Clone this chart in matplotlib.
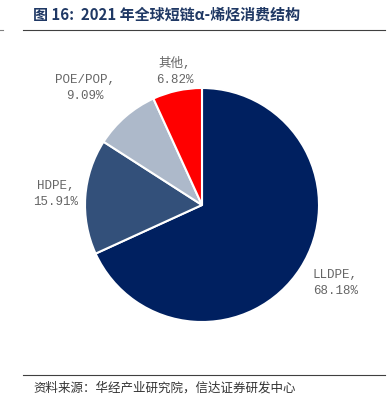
import matplotlib.pyplot as plt

plt.rcParams['font.family'] = ['Noto Sans CJK SC', 'DejaVu Sans']

labels = ["LLDPE", "HDPE", "POE/POP", "其他"]
shares = [68.18, 15.91, 9.09, 6.82]
colors = ["#002060", "#33507A", "#ADB9CA", "#FF0000"]
# label anchor points, in pie-radius units
label_pos = [(1.14, -0.67), (-1.25, 0.09), (-1.0, 1.0), (-0.23, 1.14)]

fig = plt.figure(figsize=(3.9, 4.01), dpi=100)
ax = fig.add_axes([85 / 390, 79 / 401, 234 / 390, 234 / 401])

ax.pie(shares, colors=colors, startangle=90, counterclock=False, radius=1,
       wedgeprops=dict(edgecolor="white", linewidth=1.5))
ax.set_xlim(-1, 1)
ax.set_ylim(-1, 1)
ax.set_aspect("equal")
ax.axis("off")

for lab, val, (x, y) in zip(labels, shares, label_pos):
    ax.text(x, y, f"{lab},\n{val:.2f}%", ha="center", va="center",
            fontsize=9, color="#666666", linespacing=1.45,
            family=["Liberation Mono", "Noto Sans CJK SC"], clip_on=False)

# title and rules
fig.text(33 / 390, 1 - 15 / 401, "图 16:  2021 年全球短链α-烯烃消费结构",
         fontsize=10.8, fontweight="bold", color="#1F3864", va="center", ha="left")
fig.add_artist(plt.Line2D([23 / 390, 385 / 390], [1 - 30 / 401] * 2,
                          color="#404040", linewidth=0.8))
fig.add_artist(plt.Line2D([0, 3 / 390], [1 - 30 / 401] * 2,
                          color="#808080", linewidth=0.8))
fig.add_artist(plt.Line2D([23 / 390, 385 / 390], [1 - 375 / 401] * 2,
                          color="#404040", linewidth=0.8))
fig.text(33 / 390, 1 - 388 / 401, "资料来源：华经产业研究院，信达证券研发中心",
         fontsize=9, color="#333333", va="center", ha="left")

fig.savefig("out.png", dpi=100)
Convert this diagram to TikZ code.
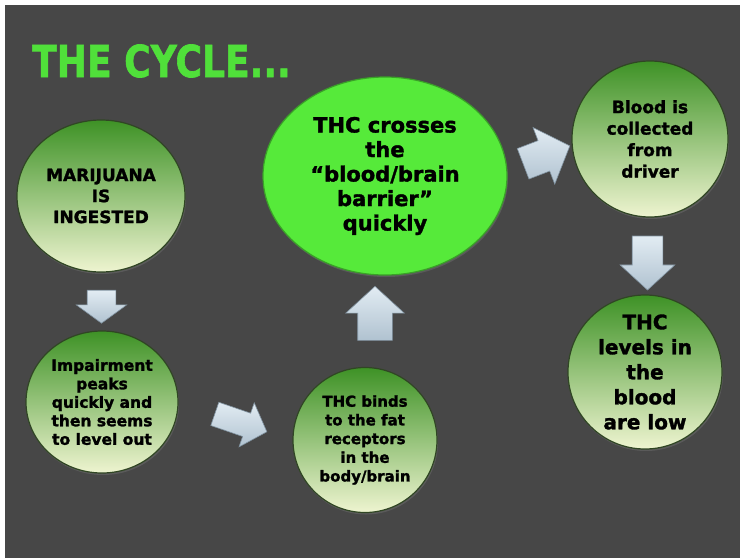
\documentclass[tikz,border=0pt]{standalone}
\usepackage{fontspec}
\setmainfont{DejaVu Sans}[BoldFeatures={FakeBold=1.6}]
\usetikzlibrary{calc, shapes.geometric, shapes.arrows, shadows}

\definecolor{board}{RGB}{71,71,71}
\definecolor{titlegreen}{RGB}{80,224,58}
\definecolor{stagetop}{RGB}{62,146,38}
\definecolor{stagemid}{RGB}{158,202,90}
\definecolor{stagebot}{RGB}{238,244,208}
\definecolor{stagerim}{RGB}{48,70,36}
\definecolor{crossgreen}{RGB}{86,234,58}
\definecolor{crossrim}{RGB}{58,160,40}
\definecolor{arrowtop}{RGB}{226,236,243}
\definecolor{arrowbot}{RGB}{176,194,208}
\definecolor{arrowrim}{RGB}{128,146,160}

\begin{document}
\begin{tikzpicture}[x=1pt, y=-1pt,
    stage/.style={ellipse, inner sep=-15pt, align=center, text=black,
        draw=stagerim, line width=1.2pt,
        top color=stagetop, middle color=stagemid, bottom color=stagebot,
        drop shadow={shadow xshift=1pt, shadow yshift=-2pt, opacity=0.35}},
    flow/.style={single arrow, inner xsep=0pt, single arrow tip angle=95,
        single arrow head indent=0pt, draw=arrowrim, line width=0.6pt,
        top color=arrowtop, bottom color=arrowbot}]
    \useasboundingbox (0,0) rectangle (740,558);
    \fill[white] (0,0) rectangle (740,558);
    \fill[board] (5,5) rectangle (740,558);

    \node[anchor=base west, inner sep=0pt, text=titlegreen,
        font=\fontsize{44}{44}\selectfont\bfseries] (title) at (32,77)
        {\scalebox{0.82}[1]{THE CYCLE...}};

    % Stages of the cycle
    \node[stage, minimum width=168pt, minimum height=152pt,
        font=\fontsize{17}{21}\selectfont\bfseries] (ingest) at (101,196)
        {MARIJUANA\\IS\\INGESTED};
    \node[stage, minimum width=152pt, minimum height=142pt,
        font=\fontsize{15.5}{18.5}\selectfont\bfseries] (impair) at (102,402)
        {Impairment\\peaks\\quickly and\\then seems\\to level out};
    \node[stage, minimum width=144pt, minimum height=145pt,
        font=\fontsize{15}{18.7}\selectfont\bfseries] (binds) at (365,440)
        {THC binds\\to the fat\\receptors\\in the\\body/brain};
    \node[stage, minimum width=244pt, minimum height=198pt,
        top color=crossgreen, middle color=crossgreen, bottom color=crossgreen,
        draw=crossrim, font=\fontsize{21}{24.5}\selectfont\bfseries] (cross) at (385,176)
        {THC crosses\\the\\“blood/brain\\barrier”\\quickly};
    \node[stage, minimum width=156pt, minimum height=156pt,
        font=\fontsize{17}{21.5}\selectfont\bfseries] (blood) at (650,139)
        {Blood is\\collected\\from\\driver};
    \node[stage, minimum width=154pt, minimum height=154pt,
        font=\fontsize{20}{25}\selectfont\bfseries] (levels) at (645,372)
        {THC\\levels in\\the\\blood\\are low};

    % Block arrows between the stages
    \node[flow, minimum height=33pt, inner ysep=14pt, single arrow head extend=11pt,
        single arrow tip angle=108, rotate=-90] (down1)
        at ($(ingest.south)!0.5!(impair.north)$) {};
    \node[flow, minimum height=55pt, inner ysep=12pt, single arrow head extend=11pt,
        rotate=-19] (right1) at ($(impair.east)!0.5!(binds.west)$) {};
    \node[flow, minimum height=54pt, inner ysep=17pt, single arrow head extend=12pt,
        rotate=90] (up1) at ($(binds.north)!0.5!(cross.south)$) {};
    \node[flow, minimum height=50pt, inner ysep=16pt, single arrow head extend=14pt,
        rotate=21] (right2) at ($(cross.east)!0.5!(blood.west)$) {};
    \node[flow, minimum height=54pt, inner ysep=15pt, single arrow head extend=12pt,
        rotate=-90] (down2) at ($(blood.south)!0.5!(levels.north)$) {};
\end{tikzpicture}
\end{document}
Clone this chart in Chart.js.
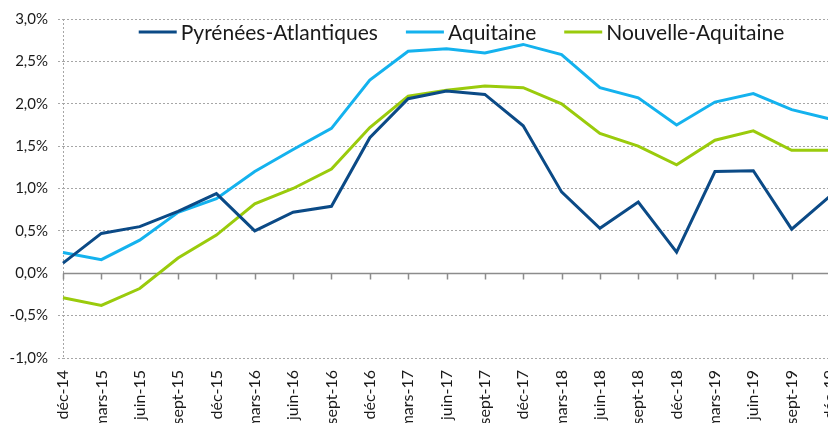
<!DOCTYPE html>
<html>
<head>
<meta charset="utf-8">
<script src="https://cdn.jsdelivr.net/npm/chart.js@4"></script>
<style>
  html, body { margin: 0; padding: 0; background: #fff; overflow: hidden; }
  #wrap { position: absolute; left: 0; top: 0; width: 850px; height: 440px; }
</style>
</head>
<body>
<div id="wrap"><canvas id="chart" width="850" height="440"></canvas></div>
<script>
// Trimestres
const trimestres = ['déc-14', 'mars-15', 'juin-15', 'sept-15', 'déc-15', 'mars-16', 'juin-16', 'sept-16',
  'déc-16', 'mars-17', 'juin-17', 'sept-17', 'déc-17', 'mars-18', 'juin-18', 'sept-18',
  'déc-18', 'mars-19', 'juin-19', 'sept-19', 'déc-19'];

// Évolution en %
const pyrenees = [0.12, 0.47, 0.55, 0.73, 0.94, 0.50, 0.72, 0.79, 1.60, 2.06, 2.15, 2.11, 1.74, 0.96, 0.53, 0.84, 0.25, 1.20, 1.21, 0.52, 0.91];
const aquitaine = [0.245, 0.16, 0.39, 0.72, 0.88, 1.20, 1.46, 1.71, 2.28, 2.62, 2.65, 2.60, 2.70, 2.58, 2.19, 2.07, 1.75, 2.02, 2.12, 1.93, 1.82];
const nouvelle = [-0.29, -0.38, -0.18, 0.18, 0.45, 0.82, 1.00, 1.23, 1.72, 2.09, 2.16, 2.21, 2.19, 2.00, 1.65, 1.50, 1.28, 1.57, 1.68, 1.45, 1.45];

// Axe des ordonnées
const yMin = -1;
const yMax = 3;
const yPas = 0.5;

const series = [
  { label: 'Pyrénées-Atlantiques', data: pyrenees, color: '#0b4a86' },
  { label: 'Aquitaine', data: aquitaine, color: '#14b2ee' },
  { label: 'Nouvelle-Aquitaine', data: nouvelle, color: '#9acb0c' },
];

const gris = '#a6a6a6';
const police = 'Lato, "Open Sans", sans-serif';

// Ligne du zéro avec petites graduations
const ligneZero = {
  id: 'ligneZero',
  beforeDatasetsDraw(chart) {
    const { ctx, chartArea, scales } = chart;
    const y0 = Math.round(scales.y.getPixelForValue(0)) + 0.5;
    ctx.save();
    ctx.strokeStyle = '#8c8c8c';
    ctx.lineWidth = 1.5;
    ctx.beginPath();
    ctx.moveTo(chartArea.left, y0);
    ctx.lineTo(chartArea.right, y0);
    trimestres.forEach((t, i) => {
      const x = Math.round(scales.x.getPixelForValue(i)) + 0.5;
      ctx.moveTo(x, y0);
      ctx.lineTo(x, y0 + 6);
    });
    ctx.stroke();
    ctx.restore();
  }
};

// Légende dans la zone du graphique
const legende = {
  id: 'legende',
  afterDraw(chart) {
    const { ctx } = chart;
    const longTrait = 38, ecart = 4, entre = 28;
    ctx.save();
    ctx.font = '21px ' + police;
    ctx.textBaseline = 'middle';
    const largeurs = chart.data.datasets.map(d => ctx.measureText(d.label).width);
    const total = largeurs.reduce((s, w) => s + longTrait + ecart + w, 0) + entre * (largeurs.length - 1);
    let x = 461.5 - total / 2;
    const y = 32;
    chart.data.datasets.forEach((d, i) => {
      ctx.strokeStyle = d.borderColor;
      ctx.lineWidth = 3;
      ctx.beginPath();
      ctx.moveTo(x, y);
      ctx.lineTo(x + longTrait, y);
      ctx.stroke();
      x += longTrait + ecart;
      ctx.fillStyle = '#1a1a1a';
      ctx.fillText(d.label, x, y + 1);
      x += largeurs[i] + entre;
    });
    ctx.restore();
  }
};

new Chart(document.getElementById('chart'), {
  type: 'line',
  data: {
    labels: trimestres,
    datasets: series.map(s => ({
      label: s.label,
      data: s.data,
      borderColor: s.color,
      backgroundColor: s.color,
      borderWidth: 3,
      pointRadius: 0,
      tension: 0,
    }))
  },
  options: {
    responsive: false,
    animation: false,
    layout: { padding: { top: 16, right: 20, left: 0, bottom: 0 } },
    plugins: {
      legend: { display: false },
      tooltip: { enabled: false },
    },
    scales: {
      x: {
        grid: {
          drawTicks: false,
          color: (c) => c.index === 0 ? gris : 'transparent',
        },
        border: { display: false, dash: [2, 2] },
        ticks: {
          autoSkip: false,
          minRotation: 90,
          maxRotation: 90,
          padding: 12,
          color: '#1a1a1a',
          font: { family: police, size: 16 },
        },
        afterFit(scale) {
          scale.height = 440 - 358;
          scale.paddingLeft = 0;
          scale.paddingRight = 0;
        }
      },
      y: {
        min: yMin,
        max: yMax,
        grid: {
          color: (c) => c.tick && c.tick.value === 0 ? 'transparent' : gris,
          tickLength: 5,
          tickBorderDash: [2, 2],
        },
        border: { display: false, dash: [2, 2] },
        ticks: {
          stepSize: yPas,
          padding: 10,
          color: '#1a1a1a',
          font: { family: police, size: 15 },
          callback: (v) => v.toFixed(1).replace('.', ',') + '%',
        },
        afterFit(scale) {
          scale.width = 63;
        }
      }
    }
  },
  plugins: [ligneZero, legende]
});
</script>
</body>
</html>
◆ ◆ ◆ ◆ ◆ ◆ ◆
What to do —
Only the lines from the top of the records through the line with "ax = fig.add_axes([85" belong in the copy; write them out exactly, leaving out pictures.

Reply to the exercise —
Clone this chart in matplotlib.
import matplotlib.pyplot as plt

plt.rcParams['font.family'] = ['Noto Sans CJK SC', 'DejaVu Sans']

labels = ["LLDPE", "HDPE", "POE/POP", "其他"]
shares = [68.18, 15.91, 9.09, 6.82]
colors = ["#002060", "#33507A", "#ADB9CA", "#FF0000"]
# label anchor points, in pie-radius units
label_pos = [(1.14, -0.67), (-1.25, 0.09), (-1.0, 1.0), (-0.23, 1.14)]

fig = plt.figure(figsize=(3.9, 4.01), dpi=100)
ax = fig.add_axes([85 / 390, 79 / 401, 234 / 390, 234 / 401])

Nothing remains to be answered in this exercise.